- Required work
Keep the pictures out of the copy and print all the entries below exactly.

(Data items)
__________________________________________________

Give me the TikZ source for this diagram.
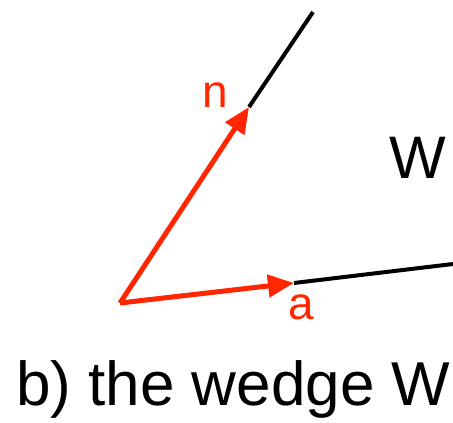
\documentclass[tikz,border=0pt]{standalone}
\usepackage{fontspec}
\setmainfont{Liberation Sans}
\usetikzlibrary{arrows.meta}
\definecolor{vecred}{HTML}{FF2600}
\begin{document}
\begin{tikzpicture}[x=1pt,y=-1pt,
  blackline/.style={draw=black,line width=4pt},
  redvec/.style={draw=vecred,line width=5pt,-{Triangle[length=26pt,width=22pt]}},
  redlabel/.style={text=vecred,inner sep=0pt,font=\fontsize{46}{46}\selectfont},
  biglabel/.style={text=black,inner sep=0pt,font=\fontsize{60}{60}\selectfont}]
\useasboundingbox (0,0) rectangle (453,423);
\coordinate (o) at (120,303);
\coordinate (ntip) at (249,107);
\coordinate (ntop) at (313,12);
\coordinate (atip) at (294,283);
\coordinate (aend) at (453,264);
\draw[blackline] (ntip) -- (ntop);
\draw[blackline] (atip) -- (aend);
\draw[redvec] (o) -- (ntip);
\draw[redvec] (o) -- (atip);
\node[redlabel] (nlab) at (215,95) {n};
\node[redlabel] (alab) at (301,307) {a};
\node[biglabel] (wlab) at (418,158) {W};
\node[inner sep=0pt,anchor=base west,font=\fontsize{62}{62}\selectfont] (cap) at (16,405) {b) the wedge W};
\end{tikzpicture}
\end{document}
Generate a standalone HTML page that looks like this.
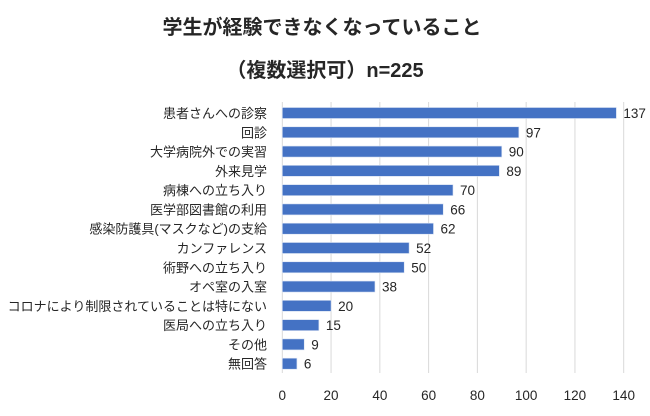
<!DOCTYPE html>
<html><head><meta charset="utf-8">
<style>
html,body{margin:0;padding:0;background:#fff;}
body{width:650px;height:411px;overflow:hidden;}
svg text{font-family:"Liberation Sans","Noto Sans CJK JP",sans-serif;fill:#262626;}
</style></head>
<body>
<svg id="chart" width="650" height="411" viewBox="0 0 650 411" xmlns="http://www.w3.org/2000/svg">
<text x="322" y="34" text-anchor="middle" font-size="20" font-weight="bold">学生が経験できなくなっていること</text>
<text x="325" y="77" text-anchor="middle" font-size="20" font-weight="bold">（複数選択可）n=225</text>
<g id="grid"></g><g id="bars"></g><g id="labels"></g>
</svg>
<script>
const categories=["患者さんへの診察","回診","大学病院外での実習","外来見学","病棟への立ち入り","医学部図書館の利用","感染防護具(マスクなど)の支給","カンファレンス","術野への立ち入り","オペ室の入室","コロナにより制限されていることは特にない","医局への立ち入り","その他","無回答"];
const values=[137,97,90,89,70,66,62,52,50,38,20,15,9,6];
const ticks=[0,20,40,60,80,100,120,140];
const NS="http://www.w3.org/2000/svg";
const x0=282.3,x1=623.7,maxV=140;
const xs=v=>x0+(x1-x0)*v/maxV;
const yTop=113,yStep=(363.7-113)/13;
const yc=i=>yTop+i*yStep;
function mk(t,a,p){const e=document.createElementNS(NS,t);for(const k in a)e.setAttribute(k,a[k]);p.appendChild(e);return e;}
const grid=document.getElementById('grid'),bars=document.getElementById('bars'),labels=document.getElementById('labels');
ticks.forEach(t=>{
  const l=mk('line',{x1:xs(t),x2:xs(t),y1:102,y2:373,stroke:'#d9d9d9','stroke-width':1},grid);
  
  
  const tx=mk('text',{x:xs(t),y:400,'text-anchor':'middle','font-size':13.5},grid);
  tx.textContent=t;
  
  
});
categories.forEach((c,i)=>{
  const y=yc(i);
  const r=mk('rect',{x:x0,y:y-5.5,width:xs(values[i])-x0,height:11,fill:'#4472c4',stroke:'#dae3f3','stroke-width':0.6},bars);
  
  
  const v=mk('text',{x:xs(values[i])+7,y:y+5,'font-size':13.5},labels);
  v.textContent=values[i];
  
  
  const cl=mk('text',{x:267,y:y+5,'text-anchor':'end','font-size':13},labels);
  cl.textContent=c;
  
  
});
</script>
</body></html>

__________________________________________________

- Exercise solution
Give me the TikZ source for this diagram.
\documentclass[tikz,border=0pt]{standalone}
\usepackage{fontspec}
\setmainfont{Liberation Sans}
\usetikzlibrary{arrows.meta}
\definecolor{vecred}{HTML}{FF2600}
\begin{document}
\begin{tikzpicture}[x=1pt,y=-1pt,
  blackline/.style={draw=black,line width=4pt},
  redvec/.style={draw=vecred,line width=5pt,-{Triangle[length=26pt,width=22pt]}},
  redlabel/.style={text=vecred,inner sep=0pt,font=\fontsize{46}{46}\selectfont},
  biglabel/.style={text=black,inner sep=0pt,font=\fontsize{60}{60}\selectfont}]
\useasboundingbox (0,0) rectangle (453,423);
\coordinate (o) at (120,303);
\coordinate (ntip) at (249,107);
\coordinate (ntop) at (313,12);
\coordinate (atip) at (294,283);
\coordinate (aend) at (453,264);
\draw[blackline] (ntip) -- (ntop);
\draw[blackline] (atip) -- (aend);
\draw[redvec] (o) -- (ntip);
\draw[redvec] (o) -- (atip);
\node[redlabel] (nlab) at (215,95) {n};
\node[redlabel] (alab) at (301,307) {a};
\node[biglabel] (wlab) at (418,158) {W};
\node[inner sep=0pt,anchor=base west,font=\fontsize{62}{62}\selectfont] (cap) at (16,405) {b) the wedge W};
\end{tikzpicture}
\end{document}
Generate a standalone HTML page that looks like this.
<!DOCTYPE html>
<html><head><meta charset="utf-8">
<style>
html,body{margin:0;padding:0;background:#fff;}
body{width:650px;height:411px;overflow:hidden;}
svg text{font-family:"Liberation Sans","Noto Sans CJK JP",sans-serif;fill:#262626;}
</style></head>
<body>
<svg id="chart" width="650" height="411" viewBox="0 0 650 411" xmlns="http://www.w3.org/2000/svg">
<text x="322" y="34" text-anchor="middle" font-size="20" font-weight="bold">学生が経験できなくなっていること</text>
<text x="325" y="77" text-anchor="middle" font-size="20" font-weight="bold">（複数選択可）n=225</text>
<g id="grid"></g><g id="bars"></g><g id="labels"></g>
</svg>
<script>
const categories=["患者さんへの診察","回診","大学病院外での実習","外来見学","病棟への立ち入り","医学部図書館の利用","感染防護具(マスクなど)の支給","カンファレンス","術野への立ち入り","オペ室の入室","コロナにより制限されていることは特にない","医局への立ち入り","その他","無回答"];
const values=[137,97,90,89,70,66,62,52,50,38,20,15,9,6];
const ticks=[0,20,40,60,80,100,120,140];
const NS="http://www.w3.org/2000/svg";
const x0=282.3,x1=623.7,maxV=140;
const xs=v=>x0+(x1-x0)*v/maxV;
const yTop=113,yStep=(363.7-113)/13;
const yc=i=>yTop+i*yStep;
function mk(t,a,p){const e=document.createElementNS(NS,t);for(const k in a)e.setAttribute(k,a[k]);p.appendChild(e);return e;}
const grid=document.getElementById('grid'),bars=document.getElementById('bars'),labels=document.getElementById('labels');
ticks.forEach(t=>{
  const l=mk('line',{x1:xs(t),x2:xs(t),y1:102,y2:373,stroke:'#d9d9d9','stroke-width':1},grid);
  
  
  const tx=mk('text',{x:xs(t),y:400,'text-anchor':'middle','font-size':13.5},grid);
  tx.textContent=t;
  
  
});
categories.forEach((c,i)=>{
  const y=yc(i);
  const r=mk('rect',{x:x0,y:y-5.5,width:xs(values[i])-x0,height:11,fill:'#4472c4',stroke:'#dae3f3','stroke-width':0.6},bars);
  
  
  const v=mk('text',{x:xs(values[i])+7,y:y+5,'font-size':13.5},labels);
  v.textContent=values[i];
  
  
  const cl=mk('text',{x:267,y:y+5,'text-anchor':'end','font-size':13},labels);
  cl.textContent=c;
  
  
});
</script>
</body></html>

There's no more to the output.